Set problem: Repeat exactly the lines of the listing below, please, starting with the first and ending with the line containing "const yTitle = 'σ(e⁺e⁻ → p̅p̅)[pb]';"; leave out the rest.

Plotting code records
* * * * *
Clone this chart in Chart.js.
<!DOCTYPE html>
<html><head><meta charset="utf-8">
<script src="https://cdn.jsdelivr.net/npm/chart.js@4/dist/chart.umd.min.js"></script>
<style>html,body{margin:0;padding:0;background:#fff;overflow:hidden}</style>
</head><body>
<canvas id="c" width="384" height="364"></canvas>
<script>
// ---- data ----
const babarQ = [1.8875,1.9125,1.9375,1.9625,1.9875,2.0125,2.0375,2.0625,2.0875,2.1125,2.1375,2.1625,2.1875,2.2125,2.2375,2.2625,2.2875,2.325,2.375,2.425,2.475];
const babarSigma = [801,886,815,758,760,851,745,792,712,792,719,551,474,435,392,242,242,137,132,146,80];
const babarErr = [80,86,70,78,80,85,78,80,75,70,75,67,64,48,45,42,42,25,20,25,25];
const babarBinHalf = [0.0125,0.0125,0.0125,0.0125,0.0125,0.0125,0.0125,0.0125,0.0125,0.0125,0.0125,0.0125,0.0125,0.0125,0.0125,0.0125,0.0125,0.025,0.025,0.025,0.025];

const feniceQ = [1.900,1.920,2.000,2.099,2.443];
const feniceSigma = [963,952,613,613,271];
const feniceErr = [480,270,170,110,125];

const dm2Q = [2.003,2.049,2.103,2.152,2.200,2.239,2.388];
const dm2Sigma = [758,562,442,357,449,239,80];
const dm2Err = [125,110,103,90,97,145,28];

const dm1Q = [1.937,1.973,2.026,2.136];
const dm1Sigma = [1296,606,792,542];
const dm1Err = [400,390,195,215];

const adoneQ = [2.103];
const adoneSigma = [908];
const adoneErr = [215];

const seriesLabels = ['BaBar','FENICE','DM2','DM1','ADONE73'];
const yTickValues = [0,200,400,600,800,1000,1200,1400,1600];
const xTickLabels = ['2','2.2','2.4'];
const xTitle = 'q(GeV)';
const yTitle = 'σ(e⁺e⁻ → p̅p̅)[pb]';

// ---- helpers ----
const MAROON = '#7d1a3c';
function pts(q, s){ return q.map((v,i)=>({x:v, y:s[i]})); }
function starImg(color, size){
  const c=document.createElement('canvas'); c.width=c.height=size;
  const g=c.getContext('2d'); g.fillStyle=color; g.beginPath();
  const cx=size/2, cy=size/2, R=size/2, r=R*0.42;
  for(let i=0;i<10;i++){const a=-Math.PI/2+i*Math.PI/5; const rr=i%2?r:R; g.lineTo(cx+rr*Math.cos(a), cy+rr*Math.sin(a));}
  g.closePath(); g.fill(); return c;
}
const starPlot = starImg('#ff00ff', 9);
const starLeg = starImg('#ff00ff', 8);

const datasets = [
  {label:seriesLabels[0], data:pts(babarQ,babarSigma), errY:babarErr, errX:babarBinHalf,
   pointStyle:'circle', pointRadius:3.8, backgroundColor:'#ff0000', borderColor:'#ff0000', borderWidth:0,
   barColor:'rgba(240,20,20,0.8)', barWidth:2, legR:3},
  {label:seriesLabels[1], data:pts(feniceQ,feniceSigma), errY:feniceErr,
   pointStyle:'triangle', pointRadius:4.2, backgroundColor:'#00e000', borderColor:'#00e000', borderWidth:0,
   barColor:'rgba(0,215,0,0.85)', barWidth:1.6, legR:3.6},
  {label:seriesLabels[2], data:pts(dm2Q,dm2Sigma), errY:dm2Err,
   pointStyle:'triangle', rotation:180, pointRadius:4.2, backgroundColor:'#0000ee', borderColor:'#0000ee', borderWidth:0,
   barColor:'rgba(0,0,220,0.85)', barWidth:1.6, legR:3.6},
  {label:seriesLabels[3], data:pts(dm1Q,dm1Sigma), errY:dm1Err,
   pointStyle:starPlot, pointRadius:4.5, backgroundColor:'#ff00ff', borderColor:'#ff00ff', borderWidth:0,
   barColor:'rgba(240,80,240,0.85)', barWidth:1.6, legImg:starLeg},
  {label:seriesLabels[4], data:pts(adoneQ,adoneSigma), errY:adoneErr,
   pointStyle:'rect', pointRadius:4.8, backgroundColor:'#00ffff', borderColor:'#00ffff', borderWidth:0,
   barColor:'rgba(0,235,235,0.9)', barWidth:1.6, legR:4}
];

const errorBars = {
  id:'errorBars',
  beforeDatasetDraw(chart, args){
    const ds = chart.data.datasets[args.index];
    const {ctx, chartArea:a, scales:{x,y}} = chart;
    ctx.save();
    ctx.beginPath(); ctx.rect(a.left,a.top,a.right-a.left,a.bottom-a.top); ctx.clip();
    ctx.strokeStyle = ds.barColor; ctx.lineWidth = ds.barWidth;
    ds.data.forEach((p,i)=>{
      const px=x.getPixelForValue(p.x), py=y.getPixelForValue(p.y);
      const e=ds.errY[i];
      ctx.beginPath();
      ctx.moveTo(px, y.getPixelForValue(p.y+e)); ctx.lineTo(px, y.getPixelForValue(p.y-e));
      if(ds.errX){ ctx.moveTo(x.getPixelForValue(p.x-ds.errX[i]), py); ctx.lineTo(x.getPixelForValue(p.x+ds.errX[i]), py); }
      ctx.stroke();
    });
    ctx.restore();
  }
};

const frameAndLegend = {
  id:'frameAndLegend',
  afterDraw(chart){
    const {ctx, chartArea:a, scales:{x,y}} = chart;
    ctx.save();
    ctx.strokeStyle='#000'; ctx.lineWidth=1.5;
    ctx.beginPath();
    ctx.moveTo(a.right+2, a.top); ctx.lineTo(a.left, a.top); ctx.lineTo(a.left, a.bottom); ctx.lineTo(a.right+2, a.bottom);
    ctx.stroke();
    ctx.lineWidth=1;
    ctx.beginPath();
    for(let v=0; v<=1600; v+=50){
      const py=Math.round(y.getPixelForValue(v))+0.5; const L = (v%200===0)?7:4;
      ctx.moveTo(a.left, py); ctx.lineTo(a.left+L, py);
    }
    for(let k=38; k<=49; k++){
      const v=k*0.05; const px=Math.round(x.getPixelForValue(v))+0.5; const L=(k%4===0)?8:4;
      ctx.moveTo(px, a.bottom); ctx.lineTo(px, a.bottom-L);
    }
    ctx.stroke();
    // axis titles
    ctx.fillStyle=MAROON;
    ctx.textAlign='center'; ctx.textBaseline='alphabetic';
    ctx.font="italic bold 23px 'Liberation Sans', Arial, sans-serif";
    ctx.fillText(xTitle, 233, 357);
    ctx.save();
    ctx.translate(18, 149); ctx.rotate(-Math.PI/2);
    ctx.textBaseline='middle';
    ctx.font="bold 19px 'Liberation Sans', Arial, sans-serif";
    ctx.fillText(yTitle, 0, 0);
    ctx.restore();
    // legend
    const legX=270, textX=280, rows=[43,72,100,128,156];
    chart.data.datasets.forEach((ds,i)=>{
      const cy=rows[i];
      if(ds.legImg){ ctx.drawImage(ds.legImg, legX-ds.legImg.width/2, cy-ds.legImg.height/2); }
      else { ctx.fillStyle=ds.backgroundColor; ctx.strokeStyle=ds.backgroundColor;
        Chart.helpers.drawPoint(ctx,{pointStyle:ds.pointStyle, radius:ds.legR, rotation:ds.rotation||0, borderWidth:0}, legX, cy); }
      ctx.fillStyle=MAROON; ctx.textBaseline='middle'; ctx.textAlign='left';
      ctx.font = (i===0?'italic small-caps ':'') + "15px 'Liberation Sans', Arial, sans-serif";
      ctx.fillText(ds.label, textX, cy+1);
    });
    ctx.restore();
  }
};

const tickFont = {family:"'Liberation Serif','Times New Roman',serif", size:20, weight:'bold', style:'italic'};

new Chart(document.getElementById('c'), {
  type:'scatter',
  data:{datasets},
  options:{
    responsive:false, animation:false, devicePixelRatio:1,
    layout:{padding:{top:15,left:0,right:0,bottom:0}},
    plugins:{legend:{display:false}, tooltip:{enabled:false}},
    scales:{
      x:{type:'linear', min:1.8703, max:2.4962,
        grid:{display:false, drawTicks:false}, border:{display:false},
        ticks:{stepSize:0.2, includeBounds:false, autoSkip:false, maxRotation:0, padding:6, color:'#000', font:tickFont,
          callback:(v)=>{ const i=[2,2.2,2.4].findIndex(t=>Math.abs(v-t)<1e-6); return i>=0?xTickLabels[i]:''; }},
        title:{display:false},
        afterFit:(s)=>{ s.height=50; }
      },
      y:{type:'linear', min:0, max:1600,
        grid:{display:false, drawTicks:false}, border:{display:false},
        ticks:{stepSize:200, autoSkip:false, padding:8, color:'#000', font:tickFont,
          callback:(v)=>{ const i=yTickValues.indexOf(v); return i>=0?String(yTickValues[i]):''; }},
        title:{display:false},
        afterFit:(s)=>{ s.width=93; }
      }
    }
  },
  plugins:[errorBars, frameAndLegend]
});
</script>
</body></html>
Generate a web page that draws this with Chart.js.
* * * * *
Answer to this task:
Clone this chart in Chart.js.
<!DOCTYPE html>
<html><head><meta charset="utf-8">
<script src="https://cdn.jsdelivr.net/npm/chart.js@4/dist/chart.umd.min.js"></script>
<style>html,body{margin:0;padding:0;background:#fff;overflow:hidden}</style>
</head><body>
<canvas id="c" width="384" height="364"></canvas>
<script>
// ---- data ----
const babarQ = [1.8875,1.9125,1.9375,1.9625,1.9875,2.0125,2.0375,2.0625,2.0875,2.1125,2.1375,2.1625,2.1875,2.2125,2.2375,2.2625,2.2875,2.325,2.375,2.425,2.475];
const babarSigma = [801,886,815,758,760,851,745,792,712,792,719,551,474,435,392,242,242,137,132,146,80];
const babarErr = [80,86,70,78,80,85,78,80,75,70,75,67,64,48,45,42,42,25,20,25,25];
const babarBinHalf = [0.0125,0.0125,0.0125,0.0125,0.0125,0.0125,0.0125,0.0125,0.0125,0.0125,0.0125,0.0125,0.0125,0.0125,0.0125,0.0125,0.0125,0.025,0.025,0.025,0.025];

const feniceQ = [1.900,1.920,2.000,2.099,2.443];
const feniceSigma = [963,952,613,613,271];
const feniceErr = [480,270,170,110,125];

const dm2Q = [2.003,2.049,2.103,2.152,2.200,2.239,2.388];
const dm2Sigma = [758,562,442,357,449,239,80];
const dm2Err = [125,110,103,90,97,145,28];

const dm1Q = [1.937,1.973,2.026,2.136];
const dm1Sigma = [1296,606,792,542];
const dm1Err = [400,390,195,215];

const adoneQ = [2.103];
const adoneSigma = [908];
const adoneErr = [215];

const seriesLabels = ['BaBar','FENICE','DM2','DM1','ADONE73'];
const yTickValues = [0,200,400,600,800,1000,1200,1400,1600];
const xTickLabels = ['2','2.2','2.4'];
const xTitle = 'q(GeV)';
const yTitle = 'σ(e⁺e⁻ → p̅p̅)[pb]';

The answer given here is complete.